OC Transpo drivers, mechanics, footage to play key role at Diallo trial

Police and first responders work at Westboro station where a double-decker OC Transpo bus struck the shelter on Jan. 11, 2019. The trial of the bus driver, who's pleaded not guilty to three counts of dangerous driving causing death and 35 counts of dangerous driving causing bodily harm, is expected to last eight weeks.  (Justin Tang/The Canadian Press - image credit)

Aissatou Diallo alone is now on trial at the Elgin Street courthouse, accused of dangerously driving an OC Transpo double-decker bus off the Transitway and into Westboro Station in Ottawa on a winter afternoon two years ago.

And yet, for the next eight weeks, the City of Ottawa and OC Transpo will be mentioned — and city workers called as witnesses — at every turn.

Diallo was, after all, a municipal employee, driving a city bus, on a city road driven almost exclusively by city vehicles when it left that road and collided with a bus shelter.

Police had investigated and cleared the City of Ottawa itself of criminal wrongdoing by the summer of 2019, when they laid 38 criminal charges against Diallo. She has since pleaded not guilty to three counts of dangerous driving causing the deaths of Judy Booth, Anja Van Beek, and Bruce Thomlinson, and 35 counts of dangerous driving causing bodily harm.

Two years after that crash, when many lives were changed and emergency vehicles sped to the scene, Justice Matthew Webber and the public began hearing details this week about what could have caused the transit tragedy and whether Diallo's driving was to blame.

Video footage as 'silent witnesses'

The Crown, in its opening remarks Monday, laid out the case it would make.

The bus itself was well maintained by OC Transpo mechanics and ran smoothly for the operator on the shift before Diallo took the driver's seat, they said. Prosecutors intend to argue Diallo never once slammed on the brakes or steered back onto the road during the 15 seconds in which the bus left its lane and collided with the bus shelter.

Assistant Crown attorney Louise Tansey said the most significant body of evidence her side would draw from would be 20 or so "silent witnesses": video footage shot by eight cameras on the double-decker, footage from Westboro Station and from 10 other buses, including a windshield camera from the bus travelling directly behind, as well as a data recorder on the bus.

Justice Matthew Webber, shown in the court sketch, is the judge at the trial in Ottawa's Ontario Court of Justice. Also seen is OC Transpo Special Const. Steven Delaney, who testified on the first day of the trial Monday.
Justice Matthew Webber, shown in the court sketch, is the judge at the trial in Ottawa's Ontario Court of Justice. Also seen is OC Transpo Special Const. Steven Delaney, who testified on the first day of the trial Monday. (Lauren Foster-MacLeod)

Many city employees will also take the witness box to provide details, and the Crown began the list Monday with two special constables who were among the first to arrive at the scene.

Already, that first cross-examination by Diallo's defence lawyers gave hints to some arguments they will eventually make.
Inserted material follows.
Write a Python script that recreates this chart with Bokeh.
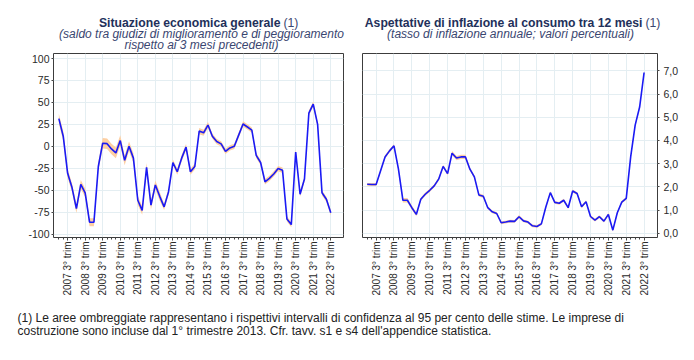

They zeroed in on the state of the Transitway and its pavement markings. Lawyer Soloman Friedman spent time showing images of construction that had taken place the summer before the crash, and how lines painted orange for a detour had seemed to re-emerge after being painted over in black after the work was done.
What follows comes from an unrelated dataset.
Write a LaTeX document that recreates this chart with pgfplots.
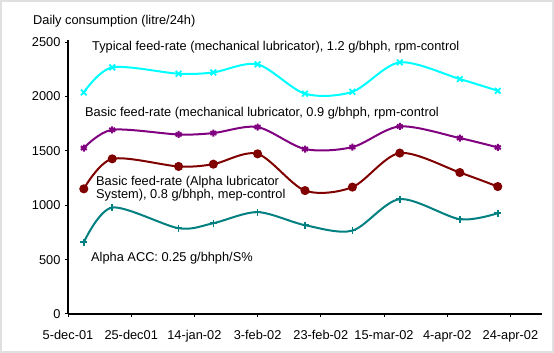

Training and driving conditions

In the weeks to come, court will also hear from the OC Transpo driver whose bus was closely following Diallo's, and other drivers who travelled in the area and all safely stopped during conditions Tansey said were "great" and free of snow and ice.

A mechanic, meanwhile, is to speak about how he drove bus No. 8155 from the crash site without encountering problems with its steering or brakes.
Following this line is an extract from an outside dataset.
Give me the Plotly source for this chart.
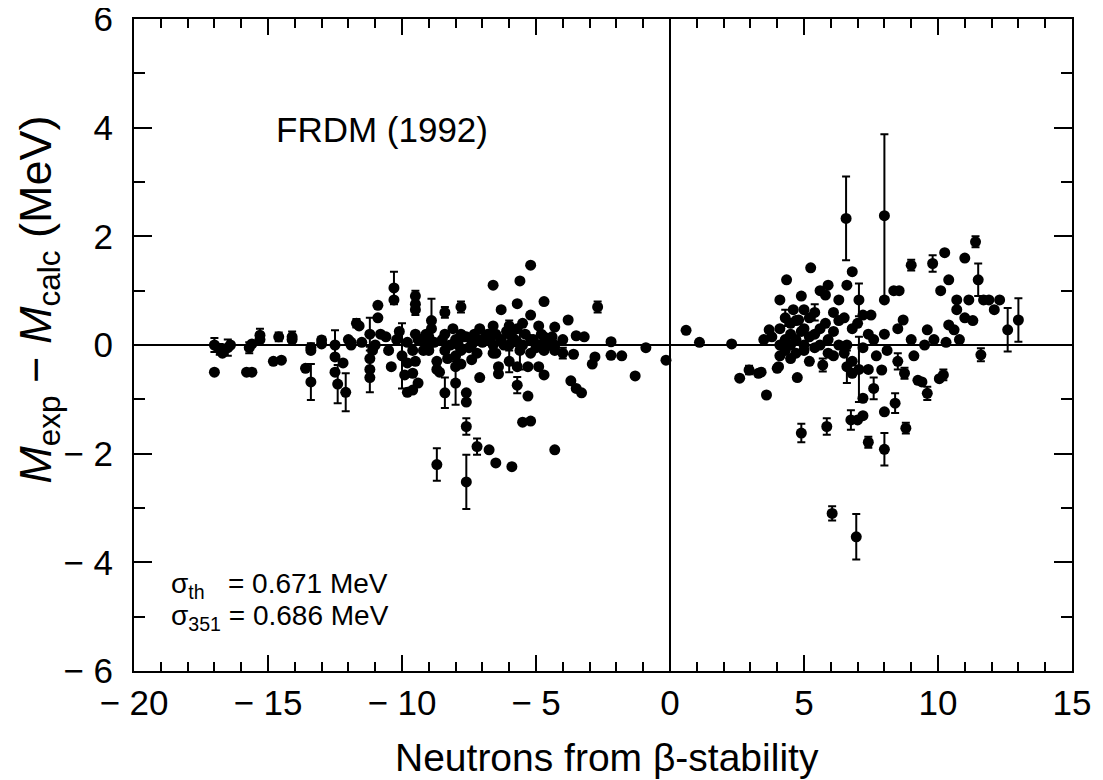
import plotly.graph_objects as go

# ---- data ----
# proton-rich side (negative neutron excess)
left_n = [-17.0,-17.0,-16.8,-16.7,-16.5,-16.4,-15.8,-15.6,-15.7,-15.6,-15.3,-15.3,
          -14.8,-14.5,-14.6,-14.1,-14.1,-13.6,-13.4,-13.4,-13.4,-13.0,-13.0,
          -12.5,-12.5,-12.5,-12.4,-12.2,-12.1,-11.9,-11.9,-11.7,-11.6,-12.0,-11.5,
          -11.2,-11.2,-11.2,-11.1,-11.2,-11.0,-10.9,-10.9,-10.8,-10.6,-10.5,
          -10.3,-10.3,-10.2,-10.4,-10.1,-10.0,-9.8,-9.8,-9.8,-9.9,
          -9.5,-9.5,-9.5,-9.6,-9.6,-9.4,-9.5,-9.6,-9.4,-9.5,
          -9.3,-9.2,-9.1,-9.0,-9.0,-9.0,-8.9,-8.9,-8.8,-8.7,-8.7,-8.6,-8.7,
          -8.5,-8.4,-8.4,-8.4,-8.3,-8.4,-8.2,-8.1,-8.0,-8.0,-8.0,-8.0,
          -7.9,-7.8,-7.8,-7.8,-7.8,-7.7,-7.6,-7.6,-7.6,-7.6,-7.6,-7.5,
          -7.4,-7.4,-7.4,-7.3,-7.2,-7.2,-7.2,-7.1,-7.1,-7.0,-6.9,-6.8,-6.75,-6.7,
          -6.6,-6.6,-6.6,-6.6,-6.5,-6.5,-6.5,-6.4,-6.4,-6.3,-6.3,-6.2,-6.1,
          -6.0,-6.0,-6.0,-6.0,-5.9,-5.9,-5.8,-5.7,-5.7,-5.7,-5.7,-5.7,-5.6,-5.6,
          -5.5,-5.5,-5.5,-5.4,-5.3,-5.3,-5.2,-5.2,-5.2,-5.2,-5.2,-5.1,-5.0,
          -4.9,-4.9,-4.9,-4.8,-4.7,-4.7,-4.7,-4.7,-4.6,-4.5,-4.4,-4.3,-4.3,-4.3,-4.3,
          -4.0,-4.0,-3.8,-3.7,-3.6,-3.5,-3.5,-3.3,-3.2,-2.9,-2.8,-2.7,-2.2,-2.2,
          -1.8,-1.3,-0.9,-0.15]
left_dm = [-0.50,0.00,-0.08,-0.15,-0.05,0.00,-0.50,-0.50,-0.05,0.02,0.18,0.10,
           -0.30,-0.28,0.15,0.15,0.10,-0.43,-0.10,-0.05,-0.68,0.09,0.02,
           0.00,-0.22,-0.50,-0.72,-0.33,-0.87,0.00,0.05,0.40,0.35,0.10,0.05,
           -0.45,0.20,-0.25,-0.10,-0.60,0.00,0.73,0.50,0.20,0.15,-0.10,
           1.05,0.83,0.10,-0.40,0.25,-0.20,-0.87,-0.33,0.05,-0.55,
           0.90,0.65,0.75,-0.83,-0.52,-0.70,-0.30,-0.10,0.10,0.20,
           0.10,-0.10,0.20,0.15,0.00,-0.10,0.30,0.45,0.05,-0.30,-0.45,-0.50,-2.20,
           0.10,0.60,0.20,-0.10,-0.25,-0.88,0.00,0.30,-0.70,0.10,-0.20,-0.40,
           0.00,0.70,0.20,-0.10,-0.35,0.15,-0.88,-1.05,-1.50,-2.52,0.15,-0.05,
           -0.27,0.00,0.10,0.20,-1.87,0.10,-0.15,-0.60,0.30,0.05,0.15,0.20,-1.93,0.10,
           1.10,0.35,0.00,-0.15,-2.17,-0.15,0.20,-0.53,-0.40,0.65,0.10,0.00,0.25,
           0.00,0.20,-0.30,0.35,-2.24,0.15,0.10,0.76,-0.74,-0.40,0.05,0.30,1.18,-0.10,
           -1.42,0.00,0.40,0.20,-0.94,-0.40,1.47,0.55,-1.40,-0.15,0.10,0.10,-0.05,
           0.35,-0.40,0.00,0.20,0.80,-0.55,0.15,-0.10,0.10,0.00,0.15,0.33,-1.93,0.00,-0.10,
           0.10,-0.15,0.46,-0.66,-0.17,0.17,-0.80,-0.88,0.15,-0.35,-0.22,0.70,0.06,-0.19,
           -0.20,-0.57,-0.05,-0.28]
left_err = [0,0.13,0.10,0,0.15,0,0,0,0.10,0,0.12,0,
            0,0,0.08,0.10,0,0,0,0.08,0.33,0.06,0,
            0.27,0,0,0.35,0,0.35,0,0,0.08,0,0,0,
            0.42,0.30,0,0,0,0,0,0,0,0,0,
            0.30,0,0,0,0,0.60,0,0,0,0,
            0.10,0.10,0,0,0,0,0,0,0,0,
            0,0,0,0,0,0,0,0.40,0,0,0,0,0.30,
            0,0.10,0,0,0,0.28,0,0,0.40,0,0,0,
            0,0.10,0,0,0,0,0,0,0.15,0.50,0,0,
            0,0,0,0,0.15,0,0,0,0,0,0,0,0,0,
            0,0,0,0,0,0,0,0,0,0,0,0,0,
            0,0,0.20,0.10,0,0,0,0,0.15,0,0,0,0,0.35,
            0,0,0,0,0,0,0,0,0,0,0,0,0,
            0,0,0,0,0,0,0,0,0,0,0,0,0,0,0,
            0,0.10,0,0,0,0,0,0,0,0,0,0.10,0,0,
            0,0,0,0]

# neutron-rich side (positive neutron excess)
right_n = [0.6,1.1,2.3,2.6,2.95,3.3,3.4,3.5,3.6,3.7,3.8,4.0,4.05,4.1,4.1,4.1,
           4.1,4.35,4.3,4.3,4.3,4.5,4.5,4.5,4.5,4.6,4.7,4.7,4.7,4.75,4.8,4.9,4.9,4.9,
           5.0,5.0,5.0,5.0,5.25,5.2,5.2,5.2,5.4,5.4,5.4,5.6,5.6,5.7,5.6,
           5.85,5.8,5.8,5.9,5.9,5.9,6.05,6.1,6.1,6.1,6.3,6.3,6.3,
           6.57,6.5,6.5,6.6,6.6,6.6,6.75,6.8,6.8,6.8,6.8,
           6.95,7.0,7.0,7.05,7.05,7.2,7.2,7.2,7.2,
           7.4,7.4,7.4,7.5,7.6,7.6,7.7,7.9,8.0,8.0,8.0,8.0,8.0,8.1,
           8.35,8.4,8.55,8.5,8.5,8.7,8.75,8.8,
           9.0,9.0,9.1,9.25,9.4,9.5,9.6,9.6,
           9.8,9.85,10.05,10.1,10.2,10.25,10.4,10.4,
           10.6,10.7,10.7,11.0,11.15,11.4,11.5,11.6,
           11.7,11.9,12.1,12.3,12.6,13.0,11.0,11.3,10.8,10.3]
right_dm = [0.27,0.05,0.02,-0.61,-0.46,-0.52,-0.50,0.10,-0.92,0.28,0.15,-0.43,-0.40,0.00,-0.20,0.30,
            0.83,1.20,0.10,-0.10,0.50,0.40,-0.25,0.20,0.00,0.65,-0.15,0.45,0.10,-0.60,0.46,-1.62,0.90,0.25,
            0.65,-0.10,0.30,0.00,1.42,0.50,-0.30,0.15,0.20,-0.05,0.60,0.00,0.30,-0.37,1.00,
            -1.50,0.92,0.40,1.10,0.10,-0.15,-3.10,0.60,-0.20,0.25,0.45,0.00,0.83,
            2.33,0.50,-0.15,1.10,0.00,-0.40,-1.38,-0.52,1.35,0.30,-0.30,
            -3.53,-1.38,0.40,-0.45,0.83,-0.98,-1.30,0.55,-0.05,
            -1.79,0.20,-0.45,0.55,-0.80,0.10,-0.20,-0.46,-1.92,-1.23,2.38,0.83,0.20,-0.10,
            1.00,-1.07,1.00,0.30,-0.30,0.46,-0.52,-1.53,
            1.47,0.10,-0.20,-0.65,-0.68,0.00,0.28,-0.89,
            1.50,0.10,-0.62,1.00,-0.55,1.70,1.20,0.37,
            0.28,0.83,0.65,1.60,0.83,1.90,1.20,-0.18,
            0.83,0.83,0.65,0.83,0.28,0.46,0.50,0.45,0.10,0.05]
right_err = [0,0,0,0,0.08,0,0,0,0,0,0,0,0,0,0,0,
             0,0,0,0,0.15,0,0,0,0,0,0,0,0,0,0,0.17,0,0,
             0,0,0,0,0,0,0,0,0,0,0.15,0,0,0.12,0,
             0.15,0,0,0,0,0,0.13,0,0,0,0,0,0,
             0.77,0,0,0,0,0.30,0.18,0,0,0,0,
             0.42,0,0,0.60,0.30,0,0,0,0,
             0.10,0,0,0,0.20,0,0,0,0.30,0,1.50,0,0,0,
             0,0.18,0,0,0.15,0,0.10,0.10,
             0.10,0,0,0,0,0,0,0.12,
             0.15,0,0,0,0.10,0,0,0,
             0,0,0,0,0,0.10,0.30,0.12,
             0,0,0,0,0.40,0.40,0,0,0,0]

x_ticks = [-20, -15, -10, -5, 0, 5, 10, 15]
x_ticktext = ["\u2212 20", "\u2212 15", "\u2212 10", "\u2212 5", "0", "5", "10", "15"]
y_ticks = [-6, -4, -2, 0, 2, 4, 6]
y_ticktext = ["\u2212 6", "\u2212 4", "\u2212 2", "0", "2", "4", "6"]

FONT = "Liberation Sans, Arial, Helvetica, sans-serif"

fig = go.Figure()
for xs, ys, es in [(left_n, left_dm, left_err), (right_n, right_dm, right_err)]:
    fig.add_trace(go.Scatter(
        x=xs, y=ys, mode="markers",
        marker=dict(color="black", size=11, line=dict(width=0)),
        error_y=dict(type="data", array=es, visible=True, color="black",
                     thickness=2, width=4),
        showlegend=False, hoverinfo="x+y"))

axis_common = dict(
    showgrid=False, showline=True, linecolor="black", linewidth=2,
    mirror="allticks", ticks="inside", tickcolor="black", tickwidth=2,
    tickfont=dict(family=FONT, size=35, color="black"),
    zeroline=True, zerolinecolor="black", zerolinewidth=2,
    automargin=False, ticklabeloverflow="allow",
)

fig.update_xaxes(
    range=[-20, 15], tickmode="array", tickvals=x_ticks, ticktext=x_ticktext,
    ticklen=16, ticklabelstandoff=0,
    minor=dict(ticks="inside", dtick=1, ticklen=9, tickwidth=2, tickcolor="black"),
    **axis_common)
fig.update_yaxes(
    range=[-6, 6], tickmode="array", tickvals=y_ticks, ticktext=y_ticktext,
    ticklen=18, ticklabelstandoff=12,
    minor=dict(ticks="inside", dtick=1, ticklen=11, tickwidth=2, tickcolor="black"),
    **axis_common)

fig.add_annotation(x=-10.75, y=3.96, xref="x", yref="y", text="FRDM (1992)",
                   xanchor="center", yanchor="middle",
                   showarrow=False, font=dict(family=FONT, size=35, color="black"))
fig.add_annotation(x=-18.7, y=-4.43, xref="x", yref="y", xanchor="left", yanchor="middle",
                   text="\u03c3<sub>th</sub>\u00a0\u00a0\u00a0= 0.671 MeV",
                   showarrow=False, font=dict(family=FONT, size=28, color="black"))
fig.add_annotation(x=-18.7, y=-5.02, xref="x", yref="y", xanchor="left", yanchor="middle",
                   text="\u03c3<sub>351</sub> = 0.686 MeV",
                   showarrow=False, font=dict(family=FONT, size=28, color="black"))

# axis titles (placed as annotations to match the reference positions)
fig.add_annotation(x=0.504, y=-0.132, xref="paper", yref="paper",
                   xanchor="center", yanchor="middle",
                   text="Neutrons from \u03b2-stability", showarrow=False,
                   font=dict(family=FONT, size=39, color="black"))
fig.add_annotation(x=-0.102, y=0.57, xref="paper", yref="paper", textangle=-90,
                   xanchor="center", yanchor="middle",
                   text="<i>M</i><sub>exp</sub> \u2212 <i>M</i><sub>calc</sub> (MeV)",
                   showarrow=False, font=dict(family=FONT, size=45, color="black"))

# the page body adds an 8px offset: size the figure so the axes land where the reference has them
fig.update_layout(
    width=1087, height=772,
    margin=dict(l=126, r=23, t=11, b=109),
    paper_bgcolor="white", plot_bgcolor="white",
    font=dict(family=FONT, color="black"),
)

fig.write_html("out.html")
Then there are the details about how OC Transpo maintains its buses and trains its drivers. An OC Transpo official will describe its training program for new drivers, which Diallo passed. She received her C-licence allowing her to drive buses in 2018, Tansey said.

The public was already introduced to the nitty gritty of both OC Transpo's driver training and bus maintenance when the city's auditor-general released a pair of reports last October. Auditors found more than half of new OC Transpo drivers trained from 2017 to 2019 ended up in a collision of some kind. Nearly all preventable collisions were due not to mechanical issues, meanwhile, but driver error, the second report found.

When those audits were released, the city's transportation general manager and solicitor took care to not comment or draw linkages between their findings and the Westboro Station collision.

Nor did city solicitor David White offer any statement to media as the trial got underway Monday, because it's not their practice to comment on cases before the courts, he said.

While its employees take part in the unfolding criminal trial, the City of Ottawa also has a big role on the civil side of the law. The city had claimed civil responsibility for the Westboro collision a year after it happened, and has been settling millions of dollars in lawsuits filed by victims.